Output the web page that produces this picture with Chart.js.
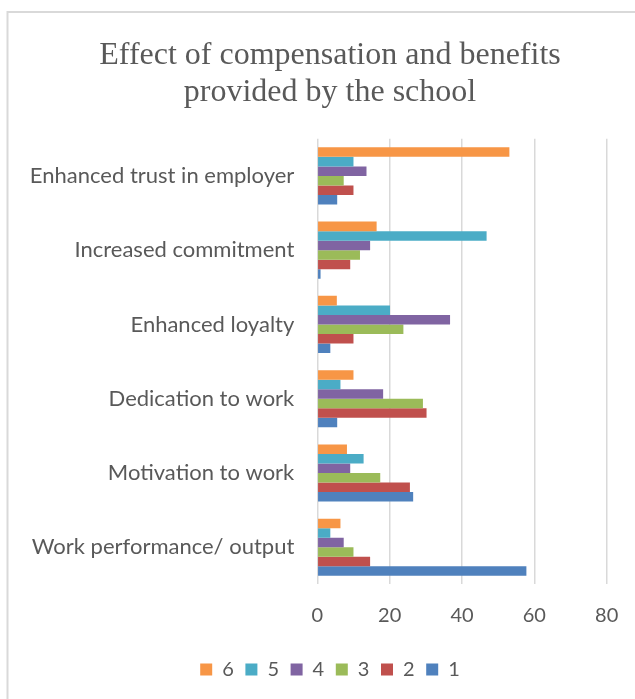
<!DOCTYPE html>
<html>
<head>
<meta charset="utf-8">
<script src="https://cdn.jsdelivr.net/npm/chart.js@4/dist/chart.umd.min.js"></script>
<style>
  html, body { margin: 0; padding: 0; background: #ffffff; }
  #wrap { position: relative; width: 635px; height: 699px; overflow: hidden; }
</style>
</head>
<body>
<div id="wrap"><canvas id="chart" width="640" height="699"></canvas></div>
<script>
// Categories, listed top to bottom
const categories = [
  "Enhanced trust in employer",
  "Increased commitment",
  "Enhanced loyalty",
  "Dedication to work",
  "Motivation to work",
  "Work performance/ output"
];

// Share of responses (%) for each rating, per category
const rating6 = [53.1, 16.4, 5.4, 10.0, 8.2, 6.4];
const rating5 = [10.0, 46.8, 20.1, 6.4, 12.8, 3.6];
const rating4 = [13.6, 14.6, 36.7, 18.2, 9.1, 7.3];
const rating3 = [7.3, 11.8, 23.8, 29.2, 17.4, 10.0];
const rating2 = [10.0, 9.1, 10.0, 30.2, 25.6, 14.6];
const rating1 = [5.5, 0.9, 3.6, 5.5, 26.5, 57.8];

const xTicks = [0, 20, 40, 60, 80];

const seriesNames = ["6", "5", "4", "3", "2", "1"];
const seriesValues = [rating6, rating5, rating4, rating3, rating2, rating1];
const seriesColors = ["#F79646", "#4BACC6", "#8064A2", "#9BBB59", "#C0504D", "#4F81BD"];

const textColor = "#595959";
const gridColor = "#D9D9D9";
const sansFont = "Lato, 'Open Sans', sans-serif";

// Light frame around the chart area
const framePlugin = {
  id: "frame",
  beforeDraw(chart) {
    const ctx = chart.ctx;
    ctx.save();
    ctx.fillStyle = "#ffffff";
    ctx.fillRect(0, 0, chart.width, chart.height);
    ctx.strokeStyle = gridColor;
    ctx.lineWidth = 2;
    ctx.beginPath();
    ctx.moveTo(7.5, chart.height + 5);
    ctx.lineTo(7.5, 12);
    ctx.lineTo(chart.width + 5, 12);
    ctx.stroke();
    ctx.restore();
  }
};

new Chart(document.getElementById("chart"), {
  type: "bar",
  data: {
    labels: categories,
    datasets: seriesNames.map((name, i) => ({
      label: name,
      data: seriesValues[i],
      backgroundColor: seriesColors[i],
      borderWidth: 0,
      categoryPercentage: 0.77,
      barPercentage: 1.0
    }))
  },
  options: {
    indexAxis: "y",
    responsive: false,
    animation: false,
    devicePixelRatio: 1,
    layout: { padding: { top: 0, left: 20, right: 0, bottom: 9.4 } },
    plugins: {
      title: {
        display: true,
        text: ["Effect of compensation and benefits", "provided by the school"],
        color: textColor,
        font: { family: "'Liberation Serif', 'Times New Roman', serif", size: 32, weight: "normal", lineHeight: 1.15 },
        padding: { top: 37.6, bottom: 27.6 }
      },
      legend: {
        position: "bottom",
        labels: {
          color: textColor,
          font: { family: sansFont, size: 20 },
          boxWidth: 12,
          boxHeight: 12,
          padding: 11.6
        }
      },
      tooltip: { enabled: false }
    },
    scales: {
      x: {
        min: 0,
        max: 80,
        afterBuildTicks(scale) { scale.ticks = xTicks.map(v => ({ value: v })); },
        afterFit(scale) { scale.height = 63.6; },
        ticks: {
          color: textColor,
          font: { family: sansFont, size: 20 },
          padding: 19
        },
        grid: { color: gridColor, lineWidth: 1.5, drawTicks: false },
        border: { display: false }
      },
      y: {
        afterFit(scale) { scale.width = 297.3; },
        ticks: {
          color: textColor,
          font: { family: sansFont, size: 22 },
          padding: 23
        },
        grid: { display: false, drawTicks: false },
        border: { display: false }
      },
      // Empty margin on the right side of the plot
      yRight: {
        type: "category",
        position: "right",
        afterFit(scale) { scale.width = 33.3; },
        ticks: { display: false },
        grid: { display: false, drawTicks: false },
        border: { display: false }
      }
    }
  },
  plugins: [framePlugin]
});
</script>
</body>
</html>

-------

▶ **Set problem**
Keep every word of the data as it is when you write it out, but drop the pictures.

▶ **Final result**
Output the web page that produces this picture with Chart.js.
<!DOCTYPE html>
<html>
<head>
<meta charset="utf-8">
<script src="https://cdn.jsdelivr.net/npm/chart.js@4/dist/chart.umd.min.js"></script>
<style>
  html, body { margin: 0; padding: 0; background: #ffffff; }
  #wrap { position: relative; width: 635px; height: 699px; overflow: hidden; }
</style>
</head>
<body>
<div id="wrap"><canvas id="chart" width="640" height="699"></canvas></div>
<script>
// Categories, listed top to bottom
const categories = [
  "Enhanced trust in employer",
  "Increased commitment",
  "Enhanced loyalty",
  "Dedication to work",
  "Motivation to work",
  "Work performance/ output"
];

// Share of responses (%) for each rating, per category
const rating6 = [53.1, 16.4, 5.4, 10.0, 8.2, 6.4];
const rating5 = [10.0, 46.8, 20.1, 6.4, 12.8, 3.6];
const rating4 = [13.6, 14.6, 36.7, 18.2, 9.1, 7.3];
const rating3 = [7.3, 11.8, 23.8, 29.2, 17.4, 10.0];
const rating2 = [10.0, 9.1, 10.0, 30.2, 25.6, 14.6];
const rating1 = [5.5, 0.9, 3.6, 5.5, 26.5, 57.8];

const xTicks = [0, 20, 40, 60, 80];

const seriesNames = ["6", "5", "4", "3", "2", "1"];
const seriesValues = [rating6, rating5, rating4, rating3, rating2, rating1];
const seriesColors = ["#F79646", "#4BACC6", "#8064A2", "#9BBB59", "#C0504D", "#4F81BD"];

const textColor = "#595959";
const gridColor = "#D9D9D9";
const sansFont = "Lato, 'Open Sans', sans-serif";

// Light frame around the chart area
const framePlugin = {
  id: "frame",
  beforeDraw(chart) {
    const ctx = chart.ctx;
    ctx.save();
    ctx.fillStyle = "#ffffff";
    ctx.fillRect(0, 0, chart.width, chart.height);
    ctx.strokeStyle = gridColor;
    ctx.lineWidth = 2;
    ctx.beginPath();
    ctx.moveTo(7.5, chart.height + 5);
    ctx.lineTo(7.5, 12);
    ctx.lineTo(chart.width + 5, 12);
    ctx.stroke();
    ctx.restore();
  }
};

new Chart(document.getElementById("chart"), {
  type: "bar",
  data: {
    labels: categories,
    datasets: seriesNames.map((name, i) => ({
      label: name,
      data: seriesValues[i],
      backgroundColor: seriesColors[i],
      borderWidth: 0,
      categoryPercentage: 0.77,
      barPercentage: 1.0
    }))
  },
  options: {
    indexAxis: "y",
    responsive: false,
    animation: false,
    devicePixelRatio: 1,
    layout: { padding: { top: 0, left: 20, right: 0, bottom: 9.4 } },
    plugins: {
      title: {
        display: true,
        text: ["Effect of compensation and benefits", "provided by the school"],
        color: textColor,
        font: { family: "'Liberation Serif', 'Times New Roman', serif", size: 32, weight: "normal", lineHeight: 1.15 },
        padding: { top: 37.6, bottom: 27.6 }
      },
      legend: {
        position: "bottom",
        labels: {
          color: textColor,
          font: { family: sansFont, size: 20 },
          boxWidth: 12,
          boxHeight: 12,
          padding: 11.6
        }
      },
      tooltip: { enabled: false }
    },
    scales: {
      x: {
        min: 0,
        max: 80,
        afterBuildTicks(scale) { scale.ticks = xTicks.map(v => ({ value: v })); },
        afterFit(scale) { scale.height = 63.6; },
        ticks: {
          color: textColor,
          font: { family: sansFont, size: 20 },
          padding: 19
        },
        grid: { color: gridColor, lineWidth: 1.5, drawTicks: false },
        border: { display: false }
      },
      y: {
        afterFit(scale) { scale.width = 297.3; },
        ticks: {
          color: textColor,
          font: { family: sansFont, size: 22 },
          padding: 23
        },
        grid: { display: false, drawTicks: false },
        border: { display: false }
      },
      // Empty margin on the right side of the plot
      yRight: {
        type: "category",
        position: "right",
        afterFit(scale) { scale.width = 33.3; },
        ticks: { display: false },
        grid: { display: false, drawTicks: false },
        border: { display: false }
      }
    }
  },
  plugins: [framePlugin]
});
</script>
</body>
</html>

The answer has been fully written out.